Originally Posted By: Quattro Pete
Looks like Ubuntu is the Linux distro to run on Intel NUC. I was initially considering installing Mint, but it appears Mint has some graphics incompatibility issues which result in choppy video performance on the NUC.

Anyway, haven't bought the NUC yet, so this is just forward thinking on my part...



I am not understanding how anything that'd work in Ubuntu would not somehow work in Mint: Mint is Ubuntu, using almost all of the exact same packages (taken directly from Ubuntu's repositories, in fact). They'd be using the exact same graphics drivers, too.

I know manufacturers and OEM's will very, very, very rarely choose Mint over Ubuntu simly because Mint is a volunteer community that does not sell or provide official support. If Clement ever decides he does not have time to keep maintaining Mint and the community directs it's efforts elsewhere, there is no more Mint all of a sudden. Also, Mint's legal footing is dubious *at best* - they, being based in Ireland, redistribute codecs and other non-free ("free" as in "freedom") software without worry of being crushed by corporations or police states. They also directly use Ubuntu's repositories; and if Canonical ever decided they can no longer do that, Mint is done.
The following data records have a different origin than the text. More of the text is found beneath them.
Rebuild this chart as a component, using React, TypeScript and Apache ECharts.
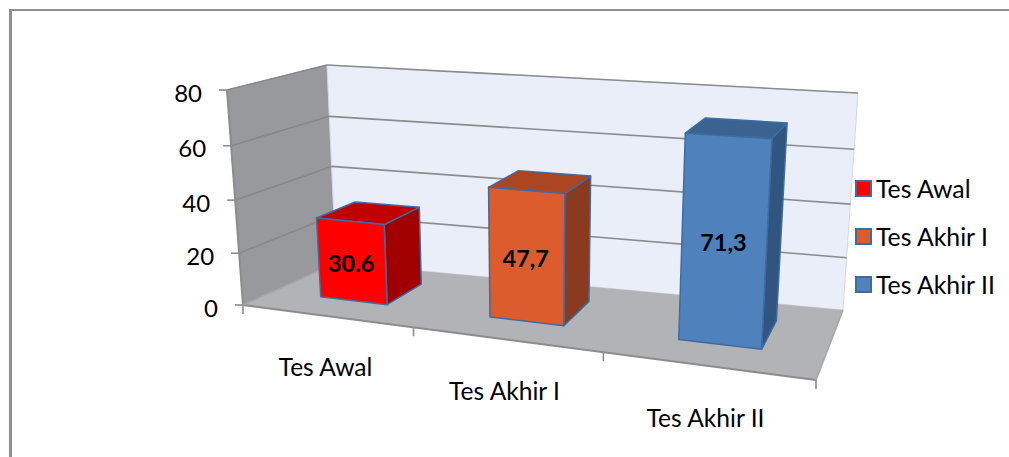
import React, { useEffect, useRef } from "react";
import * as echarts from "echarts";

const categories = ["Tes Awal", "Tes Akhir I", "Tes Akhir II"];
const seriesValues = [30.6, 47.7, 71.3];
const valueLabels = ["30.6", "47,7", "71,3"];
const yTicks = [0, 20, 40, 60, 80];
const frontColors = ["#ff0000", "#dd5c2e", "#4f81bd"];
const topColors = ["#c00000", "#ab4522", "#3b6392"];
const sideColors = ["#a00000", "#8a3a1e", "#2f5580"];
const categoryLabelPos = [[325.5, 366], [504.5, 390], [705.5, 417]];

const FONT = "Lato, Carlito, sans-serif";
const OUTLINE = "#3e6c9f";
const GRID = { left: 100, top: 100, width: 300, height: 300 };

// Box corners on screen: floor and ceiling planes of the 3D chart
const FLOOR = { fl: [243, 305], fr: [816, 380], bl: [336, 263], br: [843, 310] };
const CEIL = { fl: [227, 90], fr: [831, 127], bl: [327, 65], br: [858, 93] };
const U_WARP = 0.18;
const H_WARP = 0.05;
const BAR_U = 0.135;
const BAR_W0 = 0.33;
const BAR_W1 = 0.76;

type Pt = number[];
const lerp = (a: Pt, b: Pt, t: number): Pt => [a[0] + (b[0] - a[0]) * t, a[1] + (b[1] - a[1]) * t];
const plane = (q: typeof FLOOR, u: number, w: number): Pt => {
  const uw = u / (1 + U_WARP * (1 - u));
  return lerp(lerp(q.fl, q.fr, uw), lerp(q.bl, q.br, uw), w);
};
const project = (u: number, w: number, h: number): Pt => {
  const hw = h / (1 + H_WARP * (1 - h));
  return lerp(plane(FLOOR, u, w), plane(CEIL, u, w), hw);
};
const poly = (points: Pt[], fill: string, stroke?: string, lineWidth = 1) => ({
  type: "polygon",
  shape: { points },
  style: { fill, stroke: stroke ?? "none", lineWidth, lineJoin: "round" },
  silent: true,
});
const seg = (a: Pt, b: Pt, stroke: string, lineWidth = 1.6) => ({
  type: "line",
  shape: { x1: a[0], y1: a[1], x2: b[0], y2: b[1] },
  style: { stroke, lineWidth },
  silent: true,
});
const label = (text: string, x: number, y: number, size: number, align: string, weight = "normal") => ({
  type: "text",
  style: {
    text, x, y, fill: "#000", fontSize: size, fontFamily: FONT, fontWeight: weight,
    align, verticalAlign: "middle",
  },
  silent: true,
});

const frameItem = (_p: any, api: any) => {
  const toH = (v: number) => (GRID.top + GRID.height - api.coord([0, v])[1]) / GRID.height;
  const children: any[] = [
    poly([project(0, 0, 0), project(0, 1, 0), project(0, 1, 1), project(0, 0, 1)], "#97999c", "#a9abae"),
    poly([project(0, 1, 0), project(1, 1, 0), project(1, 1, 1), project(0, 1, 1)], "#e9eef8", "#d4d8e0"),
    poly([project(0, 0, 0), project(1, 0, 0), project(1, 1, 0), project(0, 1, 0)], "#b1b3b6"),
  ];
  yTicks.forEach((t) => {
    const h = toH(t);
    const front = project(0, 0, h);
    if (t > 0) {
      children.push(seg(front, project(0, 1, h), "#85878a"));
      children.push(seg(project(0, 1, h), project(1, 1, h), "#8c8c8c"));
    }
    children.push(seg(front, [front[0] - 8, front[1]], "#8c8c8c"));
    children.push(label(String(t), front[0] - 25, front[1] + 2, 24, "right"));
  });
  children.push(seg(project(0, 0, 0), project(0, 0, 1), "#8c8c8c", 2));
  children.push(seg(project(0, 0, 0), project(1, 0, 0), "#8c8c8c", 2));
  children.push(seg(project(1, 0, 0), project(1, 1, 0), "#a6a6a6"));
  children.push(seg(project(0, 0, 0), project(0, 1, 0), "#a6a6a6"));
  categories.concat("").forEach((_, i) => {
    const p = project(i / categories.length, 0, 0);
    children.push(seg(p, [p[0], p[1] + 9], "#8c8c8c"));
  });
  categories.forEach((c, i) => {
    children.push(label(c, categoryLabelPos[i][0], categoryLabelPos[i][1], 24.6, "center"));
  });
  return { type: "group", children };
};

const barItem = (i: number) => (_p: any, api: any) => {
  const pt = api.coord([api.value(0), api.value(1)]);
  const uc = (pt[0] - GRID.left) / GRID.width;
  const h = (GRID.top + GRID.height - pt[1]) / GRID.height;
  const u0 = uc - BAR_U / 2;
  const u1 = uc + BAR_U / 2;
  const a = project(u0, BAR_W0, 0);
  const b = project(u1, BAR_W0, 0);
  const c = project(u1, BAR_W0, h);
  const d = project(u0, BAR_W0, h);
  const e = project(u1, BAR_W1, 0);
  const f = project(u1, BAR_W1, h);
  const g = project(u0, BAR_W1, h);
  const cx = (a[0] + b[0] + c[0] + d[0]) / 4;
  const cy = (a[1] + b[1] + c[1] + d[1]) / 4;
  return {
    type: "group",
    children: [
      poly([b, e, f, c], sideColors[i], OUTLINE, 1.5),
      poly([d, c, f, g], topColors[i], OUTLINE, 1.5),
      poly([a, b, c, d], frontColors[i], OUTLINE, 1.5),
      label(valueLabels[i], cx - 1, cy + 2, 23.5, "center", "bold"),
    ],
  };
};

export default function App() {
  const ref = useRef<HTMLDivElement>(null);
  useEffect(() => {
    const chart = echarts.init(ref.current!, null, { renderer: "svg" });
    chart.setOption({
      animation: false,
      backgroundColor: "#fff",
      grid: GRID,
      xAxis: { type: "category", data: categories, show: false },
      yAxis: { type: "value", min: 0, max: 80, interval: 20, show: false },
      legend: {
        orient: "vertical",
        left: 855,
        top: 176,
        padding: 0,
        itemWidth: 15,
        itemHeight: 15,
        itemGap: 23,
        selectedMode: false,
        icon: "rect",
        textStyle: { fontSize: 24.8, fontFamily: FONT, color: "#000" },
        data: categories.map((name, i) => ({
          name,
          itemStyle: { color: frontColors[i], borderColor: OUTLINE, borderWidth: 2 },
        })),
      },
      graphic: [
        { type: "rect", shape: { x: 9, y: 9, width: 1000, height: 2 }, style: { fill: "#8f8f8f" }, silent: true },
        { type: "rect", shape: { x: 9, y: 9, width: 3, height: 448 }, style: { fill: "#8f8f8f" }, silent: true },
      ],
      series: [
        { type: "custom", name: "frame", silent: true, data: [[0, 0]], renderItem: frameItem, z: 1 },
        ...categories.map((name, i) => ({
          type: "custom",
          name,
          silent: true,
          z: 2,
          itemStyle: { color: frontColors[i] },
          encode: { x: 0, y: 1 },
          data: [[i, seriesValues[i]]],
          renderItem: barItem(i),
        })),
      ],
    });
    return () => chart.dispose();
  }, []);
  return (
    <div
      ref={ref}
      style={{ position: "absolute", left: 0, top: 0, width: 1009, height: 457 }}
    />
  );
}
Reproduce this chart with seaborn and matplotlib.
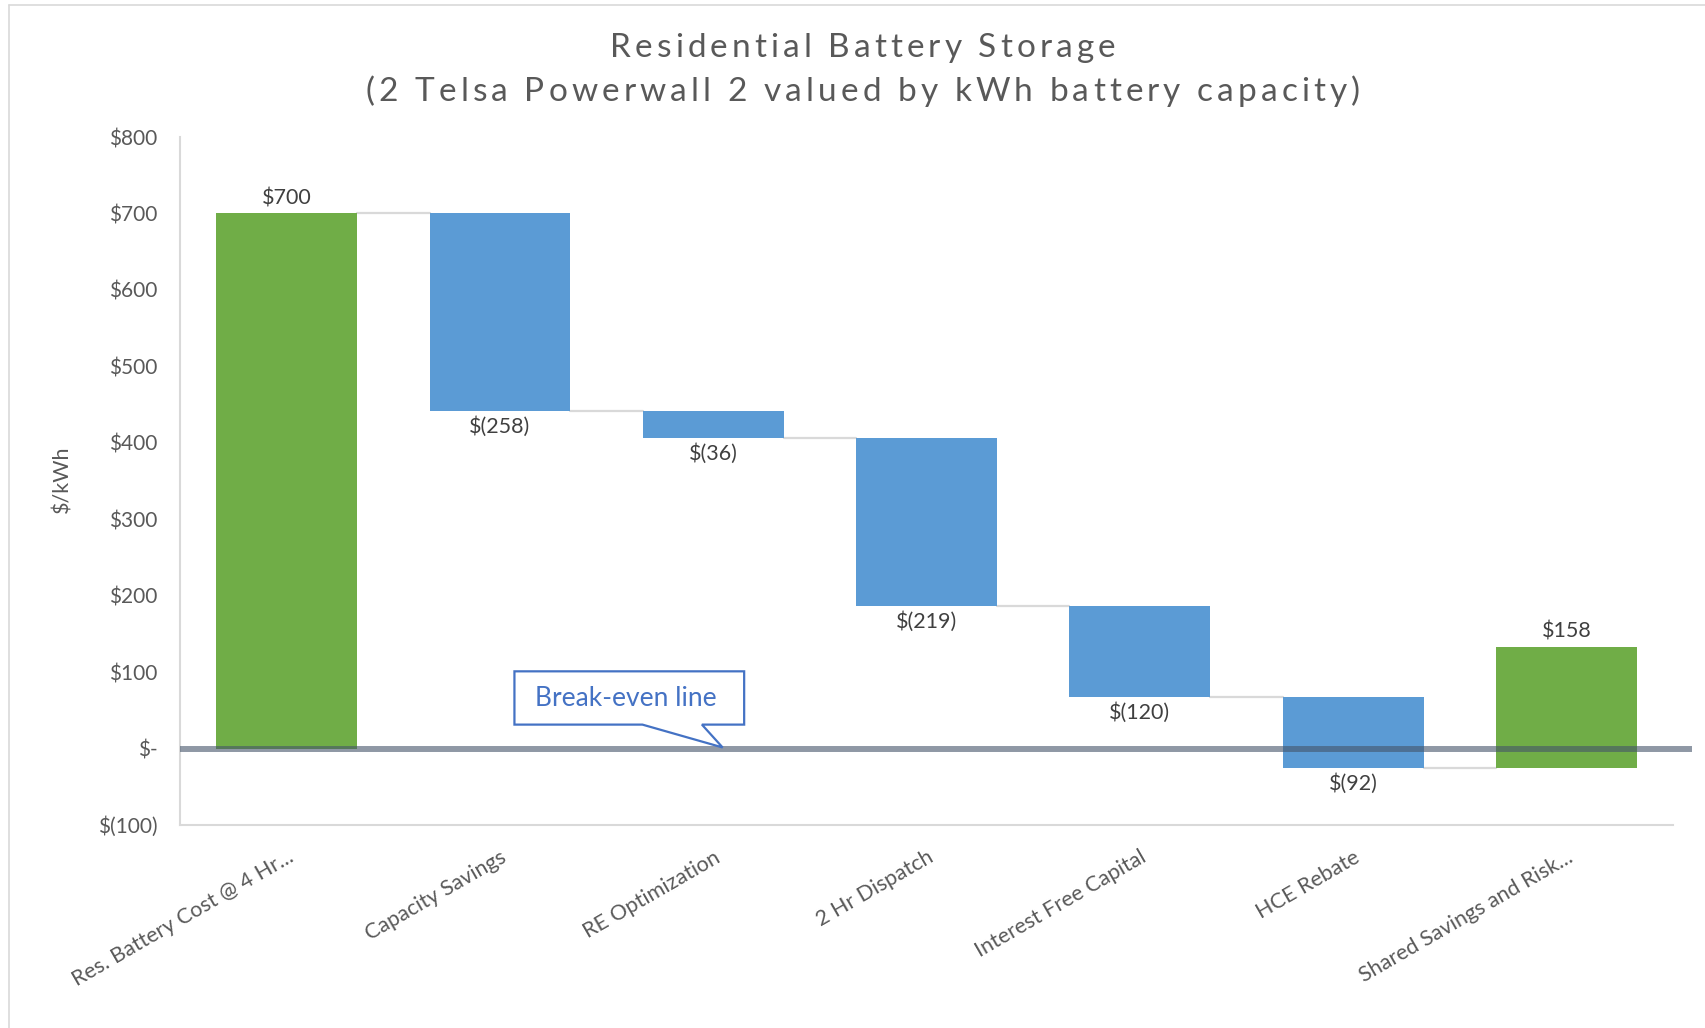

Canonical, on the other hand, is forging business and legal relationships with OEM's and governments more and more each day; and they provide commercial support and are in sound financial shape. They, unlike Mint, provide technologies that are geared for servers, tablets, even phones. Mint is a desktop-only distro for the most part.
 
Originally Posted By: uc50ic4more
I am not understanding how anything that'd work in Ubuntu would not somehow work in Mint: Mint is Ubuntu, using almost all of the exact same packages (taken directly from Ubuntu's repositories, in fact). They'd be using the exact same graphics drivers, too.

Not sure either, but do a google search - there's plenty evidence on this particular subject.

http://arstechnica.com/gadgets/2014/02/l...steamos-beta/2/

Quote:
Haswell’s integrated GPU was another story. Using the default graphics drivers caused serious rendering problems for some games installed from Steam for Linux. Portal, for example, launches and runs but is missing most of its textures, making it unplayable. There’s also noticeable tearing when playing videos from Hulu and YouTube, though the problems are less noticeable. If you aren’t gaming, it’s possible that you won’t notice or care about the GPU’s anomalies. While our observations are based on the version of the graphics driver included with Mint by default, it’s possible that installing a newer or different driver could clear these problems up. However, Intel's graphics driver installer for Linux supports only Ubuntu and Fedora and not distributions based on those distributions. While it's theoretically possible to get an updated driver working anyway, there's not much guidance out there for it right now.


Alas, this was with Mint 16. I haven't been able to verify if Mint 17 fixed it.